A escolha brasileira pelo transporte rodoviário traz, embutida, diversas conseqüências ambientais. Além do grande efeito poluidor dos gases liberados pelos escapamentos dos automóveis, há o impacto da construção das estradas que implica em retirada e transferência de enormes quantidades de terra, desmatamento, alterações na forma de escoamento das águas, assoreamento de rios e expansão urbana associada.

A Rio-Santos é um exemplo de como a construção de rodovias pode ser de grande impacto para o meio ambiente. Ela foi construída na década de 1970, época em que os estudos e relatórios de impacto ambiental (EIA/Rima), que avaliam os possíveis impactos ao meio ambiente de grandes obras, ainda não eram obrigatórios. Segundo Carlos Joly, botânico da Unicamp, a obra afetou as restingas, um tipo de vegetação característico de transição entre a praia e a Mata Atlântica de encosta, em todo o entorno da estrada. "A construção da Rio-Santos alterou todo o regime de drenagem dessas áreas. Se tivessem feito um estudo de impacto ambiental prévio, a estrada poderia ser construída de outra forma, garantindo um sistema melhor de escoamento das águas e preservando as restingas", afirma Joly.

Os EIA/Rima pode alterar o traçado de rodovias e até impedir a sua construção em determinados trechos. Além disso, obras mais recentes ainda podem se beneficiar de novas tecnologias desenvolvidas que garantem um menor impacto ambiental na construção, como é o caso da Rodovia Imigrantes, em São Paulo (ver texto sobre litoral).

Outro caso recente, também em São Paulo, é implantação do Rodoanel. Concebido com o intuito de desviar grande parte do trânsito das marginais paulistanas para um anel que contorna a metrópole em pontos ainda mais distantes, seu EIA/Rima traz diversas polêmicas. Uma das principais discussões se refere aos trechos que, segundo o documento, passariam por áreas de mananciais (locais com grande concentração de água subterrânea e aflorada, geralmente o início da formação de vários riachos e rios), atingindo em cheio o já difícil abastecimento de água da região metropolitana.
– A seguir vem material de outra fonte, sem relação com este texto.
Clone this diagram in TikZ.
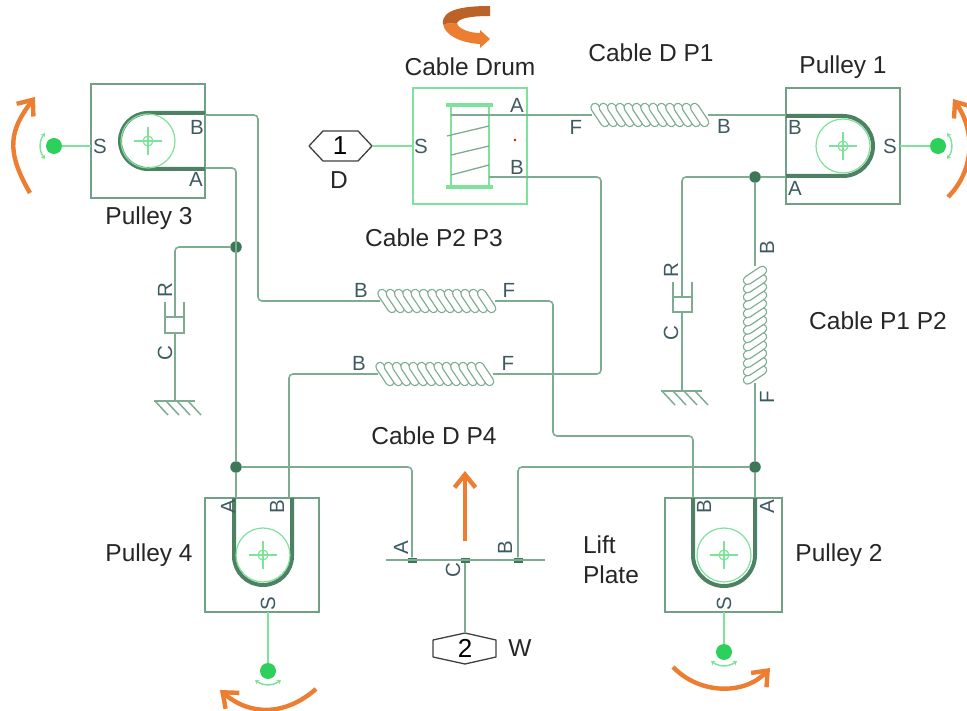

Entre as áreas afetadas estariam os reservatórios das represas Billings e Guarapiranga. No relatório de análise do EIA/Rima pela Secretaria do Verde da Região Metropolitana de São Paulo (SV-RMSP), além das possibilidades de erosão, assoreamento e alterações na turbidez da água (que provoca mudanças na quantidade de luz que chega às plantas e animais, alterando seu ciclo de vida), a expansão urbana é também indicada como uma séria conseqüência da implantação da estrada nesses locais. Outros fatores citados nessa análise são a possibilidade do aumento da motorização e do transporte individual, que vão ao encontro de alternativas consideradas ambientalmente sustentáveis como a melhoria dos sistemas de transporte coletivo e a idéia do transporte "solidário".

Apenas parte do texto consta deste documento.